§ **Collected material**:
§

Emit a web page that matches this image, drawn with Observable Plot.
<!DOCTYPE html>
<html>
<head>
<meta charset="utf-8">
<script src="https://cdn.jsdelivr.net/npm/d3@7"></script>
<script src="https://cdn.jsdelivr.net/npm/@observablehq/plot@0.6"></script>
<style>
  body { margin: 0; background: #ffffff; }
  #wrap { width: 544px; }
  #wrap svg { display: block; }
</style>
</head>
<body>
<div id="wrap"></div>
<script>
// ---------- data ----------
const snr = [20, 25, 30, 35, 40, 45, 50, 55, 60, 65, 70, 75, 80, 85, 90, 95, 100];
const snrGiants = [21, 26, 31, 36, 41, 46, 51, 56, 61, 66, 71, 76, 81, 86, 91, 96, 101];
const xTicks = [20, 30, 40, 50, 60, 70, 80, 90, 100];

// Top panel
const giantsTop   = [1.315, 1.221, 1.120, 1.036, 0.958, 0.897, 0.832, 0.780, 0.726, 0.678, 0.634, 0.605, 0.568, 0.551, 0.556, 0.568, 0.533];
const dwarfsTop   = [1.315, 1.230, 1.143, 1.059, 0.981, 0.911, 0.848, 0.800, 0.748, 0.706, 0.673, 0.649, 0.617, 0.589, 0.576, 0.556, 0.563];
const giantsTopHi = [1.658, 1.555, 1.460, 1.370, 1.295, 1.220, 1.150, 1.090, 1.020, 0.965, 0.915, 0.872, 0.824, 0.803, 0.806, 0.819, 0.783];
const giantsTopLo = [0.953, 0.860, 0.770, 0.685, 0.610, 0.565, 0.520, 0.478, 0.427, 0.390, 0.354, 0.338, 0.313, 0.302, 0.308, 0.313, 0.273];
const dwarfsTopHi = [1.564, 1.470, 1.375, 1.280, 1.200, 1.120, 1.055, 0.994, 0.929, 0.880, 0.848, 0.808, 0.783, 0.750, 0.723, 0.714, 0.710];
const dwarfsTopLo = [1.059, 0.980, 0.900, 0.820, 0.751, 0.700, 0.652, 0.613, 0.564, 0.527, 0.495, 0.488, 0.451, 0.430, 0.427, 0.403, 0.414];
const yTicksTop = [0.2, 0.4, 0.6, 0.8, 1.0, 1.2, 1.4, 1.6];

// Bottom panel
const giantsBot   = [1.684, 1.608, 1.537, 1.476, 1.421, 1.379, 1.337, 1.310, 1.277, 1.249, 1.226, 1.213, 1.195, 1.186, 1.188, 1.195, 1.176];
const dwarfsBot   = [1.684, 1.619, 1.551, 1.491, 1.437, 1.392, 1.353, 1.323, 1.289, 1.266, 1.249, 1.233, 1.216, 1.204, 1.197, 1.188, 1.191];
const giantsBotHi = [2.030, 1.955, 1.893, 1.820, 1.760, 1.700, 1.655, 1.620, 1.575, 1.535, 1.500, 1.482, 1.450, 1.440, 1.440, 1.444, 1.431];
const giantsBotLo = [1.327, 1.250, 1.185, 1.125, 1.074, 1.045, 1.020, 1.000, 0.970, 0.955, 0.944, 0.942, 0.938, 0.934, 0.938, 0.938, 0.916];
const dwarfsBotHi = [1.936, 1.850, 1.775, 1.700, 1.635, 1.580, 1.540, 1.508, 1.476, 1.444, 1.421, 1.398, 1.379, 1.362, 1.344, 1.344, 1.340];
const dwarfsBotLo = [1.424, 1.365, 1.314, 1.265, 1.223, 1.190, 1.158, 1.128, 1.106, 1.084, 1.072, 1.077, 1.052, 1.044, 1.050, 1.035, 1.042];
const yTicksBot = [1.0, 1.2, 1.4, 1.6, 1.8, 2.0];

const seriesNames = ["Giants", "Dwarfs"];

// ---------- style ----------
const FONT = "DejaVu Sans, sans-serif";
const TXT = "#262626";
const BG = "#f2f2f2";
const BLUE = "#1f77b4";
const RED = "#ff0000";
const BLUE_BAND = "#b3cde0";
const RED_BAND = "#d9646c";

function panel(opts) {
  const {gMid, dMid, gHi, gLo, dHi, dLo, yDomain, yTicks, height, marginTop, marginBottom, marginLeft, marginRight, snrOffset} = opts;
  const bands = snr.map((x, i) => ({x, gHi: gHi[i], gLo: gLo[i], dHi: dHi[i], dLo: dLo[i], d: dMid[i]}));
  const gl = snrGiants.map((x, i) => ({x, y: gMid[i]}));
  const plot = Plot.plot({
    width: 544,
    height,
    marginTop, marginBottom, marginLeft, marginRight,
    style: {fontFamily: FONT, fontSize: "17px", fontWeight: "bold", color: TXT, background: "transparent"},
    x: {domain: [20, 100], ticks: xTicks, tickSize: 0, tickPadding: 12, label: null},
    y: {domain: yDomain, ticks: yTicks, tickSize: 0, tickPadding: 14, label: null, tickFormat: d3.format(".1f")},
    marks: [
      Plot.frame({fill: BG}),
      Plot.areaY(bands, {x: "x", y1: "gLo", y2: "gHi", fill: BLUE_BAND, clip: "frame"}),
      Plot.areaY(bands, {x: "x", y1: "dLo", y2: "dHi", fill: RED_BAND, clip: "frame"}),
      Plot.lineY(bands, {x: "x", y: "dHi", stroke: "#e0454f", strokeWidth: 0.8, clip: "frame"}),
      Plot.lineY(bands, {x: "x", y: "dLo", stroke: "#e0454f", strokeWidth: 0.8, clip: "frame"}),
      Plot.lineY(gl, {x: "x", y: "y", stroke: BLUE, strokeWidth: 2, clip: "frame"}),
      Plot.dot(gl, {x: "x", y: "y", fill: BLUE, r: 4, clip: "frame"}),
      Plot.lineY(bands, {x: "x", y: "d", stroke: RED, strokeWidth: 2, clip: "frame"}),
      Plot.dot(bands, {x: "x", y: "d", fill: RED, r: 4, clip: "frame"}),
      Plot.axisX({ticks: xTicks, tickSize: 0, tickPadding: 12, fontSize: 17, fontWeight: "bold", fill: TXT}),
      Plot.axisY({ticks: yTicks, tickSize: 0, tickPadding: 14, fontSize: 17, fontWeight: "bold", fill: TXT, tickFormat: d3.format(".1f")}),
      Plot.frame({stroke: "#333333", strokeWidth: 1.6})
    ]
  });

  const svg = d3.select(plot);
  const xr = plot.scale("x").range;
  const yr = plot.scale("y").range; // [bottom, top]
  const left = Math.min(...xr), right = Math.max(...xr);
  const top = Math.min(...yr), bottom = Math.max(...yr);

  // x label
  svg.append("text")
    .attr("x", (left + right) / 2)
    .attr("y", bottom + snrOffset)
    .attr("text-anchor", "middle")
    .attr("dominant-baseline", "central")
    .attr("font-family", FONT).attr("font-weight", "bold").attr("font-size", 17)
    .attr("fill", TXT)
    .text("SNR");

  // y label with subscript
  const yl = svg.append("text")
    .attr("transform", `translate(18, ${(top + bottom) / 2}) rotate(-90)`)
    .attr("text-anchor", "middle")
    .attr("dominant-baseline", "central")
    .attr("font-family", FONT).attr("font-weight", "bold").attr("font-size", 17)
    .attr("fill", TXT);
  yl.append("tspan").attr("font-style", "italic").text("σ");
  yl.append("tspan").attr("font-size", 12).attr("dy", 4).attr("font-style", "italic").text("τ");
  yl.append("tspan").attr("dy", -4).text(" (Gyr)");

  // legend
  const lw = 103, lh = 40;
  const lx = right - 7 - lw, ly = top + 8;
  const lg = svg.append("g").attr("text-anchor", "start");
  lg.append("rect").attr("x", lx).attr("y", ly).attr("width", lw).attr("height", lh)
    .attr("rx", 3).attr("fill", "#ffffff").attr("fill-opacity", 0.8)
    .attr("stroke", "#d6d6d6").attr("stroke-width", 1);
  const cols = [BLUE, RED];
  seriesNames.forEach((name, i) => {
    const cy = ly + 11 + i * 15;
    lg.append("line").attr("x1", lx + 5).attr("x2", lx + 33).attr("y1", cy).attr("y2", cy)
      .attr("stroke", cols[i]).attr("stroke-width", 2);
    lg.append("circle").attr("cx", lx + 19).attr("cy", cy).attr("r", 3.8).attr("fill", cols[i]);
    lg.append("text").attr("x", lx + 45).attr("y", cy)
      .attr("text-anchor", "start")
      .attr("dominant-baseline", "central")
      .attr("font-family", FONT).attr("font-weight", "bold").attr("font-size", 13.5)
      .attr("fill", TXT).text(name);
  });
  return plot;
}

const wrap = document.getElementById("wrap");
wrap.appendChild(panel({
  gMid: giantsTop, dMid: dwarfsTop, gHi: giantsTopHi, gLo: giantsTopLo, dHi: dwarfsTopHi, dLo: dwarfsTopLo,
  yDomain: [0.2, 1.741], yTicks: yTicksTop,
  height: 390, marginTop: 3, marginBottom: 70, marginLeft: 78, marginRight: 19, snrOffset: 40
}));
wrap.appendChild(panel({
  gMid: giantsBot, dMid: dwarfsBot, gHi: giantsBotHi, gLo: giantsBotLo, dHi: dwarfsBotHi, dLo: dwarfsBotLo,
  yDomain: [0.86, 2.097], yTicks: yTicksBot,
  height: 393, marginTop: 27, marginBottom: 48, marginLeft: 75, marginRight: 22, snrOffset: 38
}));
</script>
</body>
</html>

§

§ **Stated problem**: Can you write out the lines above, from the first one through the one containing "80, 90, 100];", exactly as they appear and nothing more?

§ **Result of this task**:
Emit a web page that matches this image, drawn with Observable Plot.
<!DOCTYPE html>
<html>
<head>
<meta charset="utf-8">
<script src="https://cdn.jsdelivr.net/npm/d3@7"></script>
<script src="https://cdn.jsdelivr.net/npm/@observablehq/plot@0.6"></script>
<style>
  body { margin: 0; background: #ffffff; }
  #wrap { width: 544px; }
  #wrap svg { display: block; }
</style>
</head>
<body>
<div id="wrap"></div>
<script>
// ---------- data ----------
const snr = [20, 25, 30, 35, 40, 45, 50, 55, 60, 65, 70, 75, 80, 85, 90, 95, 100];
const snrGiants = [21, 26, 31, 36, 41, 46, 51, 56, 61, 66, 71, 76, 81, 86, 91, 96, 101];
const xTicks = [20, 30, 40, 50, 60, 70, 80, 90, 100];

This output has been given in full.